Rule intended to ease homeland buys

Interim rule modifies the FAR to speed homeland defense purchases

The Federal Acquisition Regulation

An interim rule published today in the Federal Register makes it easier for civilian and defense agencies to make purchases related to homeland defense, a measure that some analysts believe opens the door for abuse.

The rule, listed by the Defense Department, the General Services Administration and NASA, modifies the Federal Acquisition Regulation and raises the micropurchase threshold from $2,500 to $7,500.

It also doubles — from $100,000 to $200,000 — the amount agencies can spend under the simplified acquisition threshold, which allows them to use a streamlined acquisition process with less documentation. For purchases or work done outside the United States, the rule raises this threshold to $300,000.

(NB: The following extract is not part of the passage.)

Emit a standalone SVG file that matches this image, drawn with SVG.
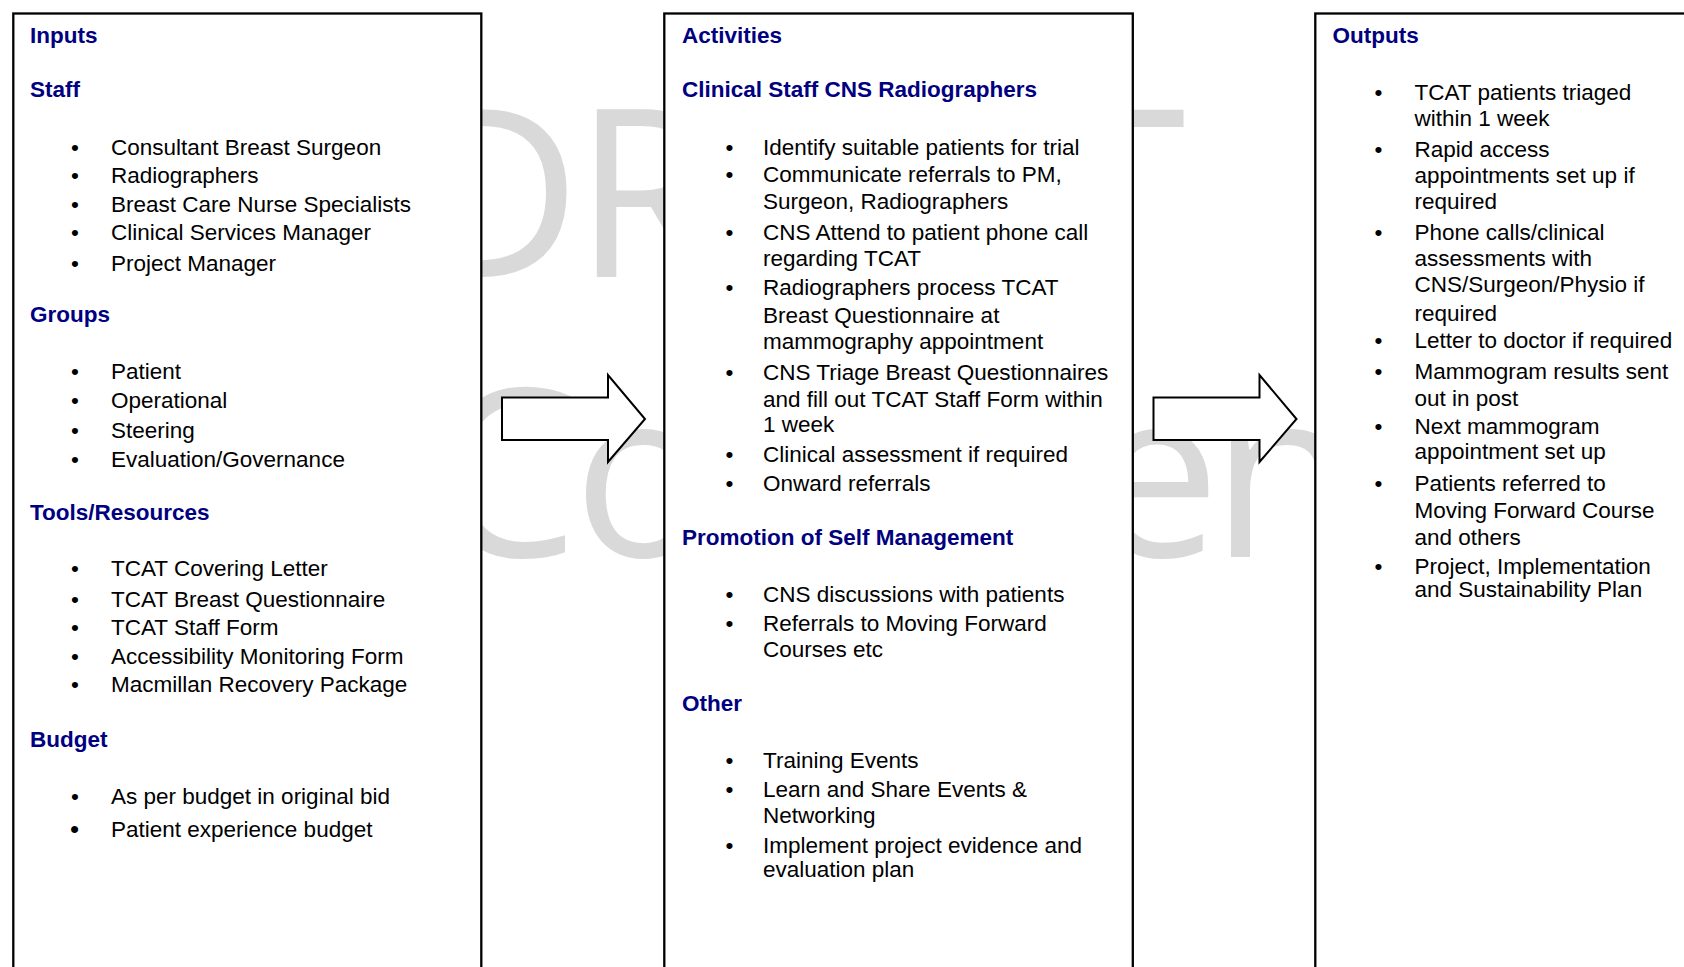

The changes apply only when the purchase is used for "defense against or recovery from terrorism or nuclear, biological, chemical or radiological attack." The interim measure allows agencies to operate under the new rule during the public comment period, which is open until March 28.

The changes initially will be well received, predicted Hope Lane, director of GSA schedule services at Rockville, Md., consulting firm Aronson and Co.

"This is a lessening of the requirements, and contractors always love this. Contracting officers love this," she said. "But whenever you have a lessening of something, somebody takes it too far."

Contractors already are attaching the phrase "homeland security" to products and services that are peripherally related — at best — to security, she said. She expects that trend to grow now that the rules have changed.

"It's the same way superfluous things get tacked onto emergency spending bills," she said. "[GSA will] come back and narrow the definition."